Let's say I have an API, and customers are calling my API. I want to model this as a Binomial distribution because either the call can fail or succeed.

To use a binomial distribution, the API calls need to be independent events. I assume these are not independent events because if the server goes down, then all API calls will fail. (One failure makes it more likely the next one will fail too).

Am I right?

1 Answers1

3

TL;DR: In general, users are dependent due to server functionality. However, it may be more tenable to assume users are conditionally independent conditioned on a functioning server (and in the absence of any other information, e.g. two users are working at the same company and they have been locked out for some reason).

Here is one way to think about the problem. Let's say we have two users, A and B, who truly are independent of one another when the server is functioning. This means that when the server is functioning, the probability of A and B making successful calls is the product of the each of them making successful calls. Let's further assume that the API calls do not affect the server, the server can only affect API calls.

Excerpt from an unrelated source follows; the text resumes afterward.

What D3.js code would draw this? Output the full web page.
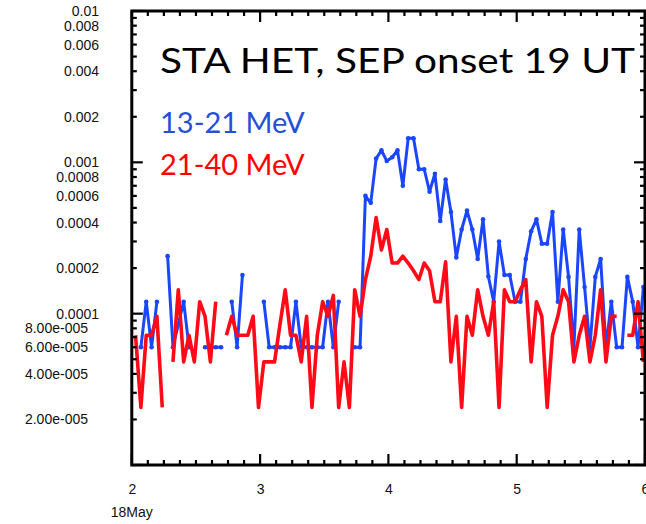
<!DOCTYPE html>
<html>
<head>
<meta charset="utf-8">
<script src="https://cdn.jsdelivr.net/npm/d3@7"></script>
<style>
  html, body { margin: 0; padding: 0; background: #fff; }
  svg { display: block; }
</style>
</head>
<body>
<svg id="chart" width="646" height="524"></svg>
<script>
// Hourly proton intensities, STEREO-A HET, days 2..6 of the time axis
const startDay = 2;          // first day on the time axis
const hoursPerDay = 24;
const sampleOffset = 0.7;    // hour offset of each hourly sample

// 13-21 MeV channel (null = no counts)
const chanLow = [
  null, 6e-5, 1.2e-4, 6e-5, 1.2e-4, null, 2.4e-4, 6e-5, 8.5e-5, 1.2e-4, 6e-5, null,
  null, 6e-5, 6e-5, 6e-5, 6e-5, null, 1.2e-4, 6e-5, 1.8e-4, null, null, null,
  1.2e-4, 6e-5, 6e-5, 6e-5, 6e-5, 6e-5, 1.2e-4, 6e-5, 6e-5, 6e-5, 6e-5, 6e-5,
  1.2e-4, 6e-5, 1.2e-4, null, null, 6e-5, 6e-5, 6.0e-4, 5.4e-4, 1.06e-3, 1.2e-3, 1.02e-3,
  1.08e-3, 1.2e-3, 7.0e-4, 1.44e-3, 1.44e-3, 9.0e-4, 9.0e-4, 6.4e-4, 8.4e-4, 4.1e-4, 7.7e-4, 4.7e-4,
  2.35e-4, 3.6e-4, 4.8e-4, 3.6e-4, 2.3e-4, 4.2e-4, 1.76e-4, 1.2e-4, 3.0e-4, 1.8e-4, 1.8e-4, 1.2e-4,
  1.2e-4, 2.3e-4, 3.5e-4, 4.2e-4, 2.9e-4, 2.9e-4, 4.7e-4, 1.2e-4, 3.6e-4, 1.75e-4, 6e-5, 3.6e-4,
  1.5e-4, 6e-5, 1.75e-4, 2.3e-4, 6e-5, 1.2e-4, 6e-5, 6e-5, 1.75e-4, 1.2e-4, 6e-5, 1.5e-4
];

// 21-40 MeV channel (null = no counts)
const chanHigh = [
  7.2e-5, 2.4e-5, 7.2e-5, 7.2e-5, 9.6e-5, 2.4e-5, null, 4.8e-5, 1.44e-4, 4.8e-5, 7.2e-5, 4.8e-5,
  1.2e-4, 9.6e-5, 4.8e-5, 1.2e-4, null, 7.2e-5, 9.6e-5, 7.2e-5, 7.2e-5, 7.2e-5, 9.6e-5, 2.4e-5,
  4.8e-5, 4.8e-5, 4.8e-5, 8.4e-5, 1.44e-4, 7.2e-5, 7.2e-5, 4.8e-5, 9.6e-5, 2.4e-5, 7.2e-5, 1.2e-4,
  9.6e-5, 1.32e-4, 2.4e-5, 4.8e-5, 2.4e-5, 1.44e-4, 9.6e-5, 1.68e-4, 2.4e-4, 4.32e-4, 2.64e-4, 3.6e-4,
  2.16e-4, 2.16e-4, 2.4e-4, 2.16e-4, 1.92e-4, 1.68e-4, 2.16e-4, 1.92e-4, 1.2e-4, 1.2e-4, 2.2e-4, 4.8e-5,
  9.6e-5, 2.4e-5, 9.6e-5, 7.2e-5, 1.44e-4, 9.6e-5, 7.2e-5, 1.2e-4, 2.4e-5, 1.44e-4, 1.2e-4, 1.2e-4,
  1.44e-4, 1.68e-4, 4.8e-5, 1.2e-4, 9.6e-5, 2.4e-5, 7.2e-5, 9.6e-5, 1.44e-4, 1.2e-4, 4.8e-5, 7.2e-5,
  9.6e-5, 4.8e-5, 7.2e-5, 1.44e-4, 4.8e-5, 9.6e-5, 9.6e-5, null, 7.2e-5, 7.2e-5, 1.2e-4, 4.8e-5
];

// Axis labels
const xTickValues = [2, 3, 4, 5, 6];
const xDateLabel = "18May";
const yLabelValues = [0.01, 0.008, 0.006, 0.004, 0.002, 0.001, 0.0008, 0.0006, 0.0004, 0.0002,
                      0.0001, 8e-5, 6e-5, 4e-5, 2e-5];
const yLabelTexts = ["0.01", "0.008", "0.006", "0.004", "0.002", "0.001", "0.0008", "0.0006",
                     "0.0004", "0.0002", "0.0001", "8.00e-005", "6.00e-005", "4.00e-005", "2.00e-005"];

const titleText = "STA HET, SEP onset 19 UT";
const legendTexts = ["13-21 MeV", "21-40 MeV"];

const blue = "#1a46ff", red = "#ff0a16";
const labelFont = "Liberation Sans, Arial, sans-serif";

const svg = d3.select("#chart");
const pLeft = 131.8, pRight = 645, pTop = 11, pBottom = 465;

const x = d3.scaleLinear().domain([2, 6]).range([pLeft, pRight]);
const y = d3.scaleLog().domain([1e-5, 1e-2]).range([pBottom, pTop]);

const tOf = i => startDay + (i + sampleOffset) / hoursPerDay;

// clip for data
svg.append("defs").append("clipPath").attr("id", "plotclip")
  .append("rect").attr("x", pLeft).attr("y", pTop).attr("width", pRight - pLeft).attr("height", pBottom - pTop);

const plot = svg.append("g").attr("clip-path", "url(#plotclip)");

const line = d3.line()
  .defined(d => d != null)
  .x((d, i) => x(tOf(i)))
  .y(d => y(d));

plot.append("path").datum(chanLow)
  .attr("d", line).attr("fill", "none").attr("stroke", blue)
  .attr("stroke-width", 3).attr("stroke-linejoin", "round");
plot.append("g").selectAll("circle")
  .data(chanLow.map((v, i) => ({v, i})).filter(d => d.v != null))
  .join("circle")
  .attr("cx", d => x(tOf(d.i))).attr("cy", d => y(d.v)).attr("r", 2.3).attr("fill", blue);

plot.append("path").datum(chanHigh)
  .attr("d", line).attr("fill", "none").attr("stroke", red)
  .attr("stroke-width", 3.6).attr("stroke-linejoin", "round");

// Axes: ticks inward on all four sides
const minorX = d3.range(2, 6.0001, 1 / 8);
const majorY = [1e-5, 1e-4, 1e-3, 1e-2];
const minorY = [];
[1e-5, 1e-4, 1e-3].forEach(dec => { for (let m = 2; m <= 9; m++) minorY.push(m * dec); });

const axisBottom = d3.axisBottom(x).tickValues(xTickValues).tickFormat(d3.format("d")).tickSize(0).tickPadding(0);

const frame = svg.append("g");
minorX.forEach(v => {
  const isMaj = Math.abs(v - Math.round(v)) < 1e-6;
  const len = isMaj ? 11 : 5;
  frame.append("line").attr("x1", x(v)).attr("x2", x(v)).attr("y1", pBottom).attr("y2", pBottom - len)
    .attr("stroke", "#000").attr("stroke-width", 2.2);
  frame.append("line").attr("x1", x(v)).attr("x2", x(v)).attr("y1", pTop).attr("y2", pTop + len)
    .attr("stroke", "#000").attr("stroke-width", 2.2);
});
majorY.concat(minorY).forEach(v => {
  const len = majorY.includes(v) ? 11 : 5;
  frame.append("line").attr("x1", pLeft).attr("x2", pLeft + len).attr("y1", y(v)).attr("y2", y(v))
    .attr("stroke", "#000").attr("stroke-width", 2.2);
  frame.append("line").attr("x1", pRight).attr("x2", pRight - len).attr("y1", y(v)).attr("y2", y(v))
    .attr("stroke", "#000").attr("stroke-width", 2.2);
});
frame.append("rect").attr("x", pLeft).attr("y", pTop).attr("width", pRight - pLeft).attr("height", pBottom - pTop)
  .attr("fill", "none").attr("stroke", "#000").attr("stroke-width", 3);

// x labels via axis generator
const xg = svg.append("g").attr("transform", `translate(0,${pBottom + 29})`).call(axisBottom);
xg.select(".domain").remove();
xg.selectAll("text").attr("font-family", labelFont)
  .attr("font-size", 14).attr("fill", "#111").attr("dy", 0);
svg.append("text").attr("x", x(2)).attr("y", pBottom + 52).attr("text-anchor", "middle")
  .attr("font-family", labelFont).attr("font-size", 14).attr("fill", "#111")
  .text(xDateLabel);

// y labels
svg.append("g").selectAll("text").data(yLabelValues).join("text")
  .attr("x", (d, i) => yLabelTexts[i].includes("e") ? 88 : 99)
  .attr("y", d => y(d)).attr("dy", "0.36em").attr("text-anchor", "end")
  .attr("font-family", labelFont).attr("font-size", 14).attr("fill", "#111")
  .text((d, i) => yLabelTexts[i]);

// Title and channel legend
svg.append("text").attr("x", 160).attr("y", 73)
  .attr("font-family", "Lato, 'Open Sans', sans-serif").attr("font-size", 35).attr("fill", "#000")
  .attr("textLength", 475).attr("lengthAdjust", "spacingAndGlyphs")
  .text(titleText);
svg.append("text").attr("x", 160).attr("y", 133)
  .attr("font-family", "Lato, 'Open Sans', sans-serif").attr("font-size", 29).attr("fill", "#2350d6")
  .text(legendTexts[0]);
svg.append("text").attr("x", 160).attr("y", 175)
  .attr("font-family", "Lato, 'Open Sans', sans-serif").attr("font-size", 29).attr("fill", "#ff0000")
  .text(legendTexts[1]);
</script>
</body>
</html>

Let $A$ be the event A makes a successful call, $B$ be the event B makes a successful call, and $S$ be the event the server is functioning. This problem has a joint density

$$P(A, B, S)$$

A and B are independent if $P(A,B) = P(A)P(B)$. That is, the joint density is the product of their marginals. Now, when the server is working, this is true by assumption

$$P(A, B, S=1) = P(A\mid S=1)P(B\mid S=1)P(S=1)$$

But when the server is not working, neither can make a successful call, so

$$P(A, B, S=0) = 0$$

So that means the joint distribution is

$$ \begin{align} P(A, B) &= P(A, B\mid S=1)P(S=1) + P(A, B\mid S=0)P(S=0) \\ &= P(A, B\mid S=1)P(S=1) + 0\cdot P(S=0) \\ &= P(A, B\mid S=1)P(S=1) \end{align}$$

So the joint density does not factor into the product of marginals, hence A and B are dependent (here on S). However, they are conditionally independent. Conditioned on what? when the server is working. So any analysis you do which requires and independence assumption would need to be done when the server works.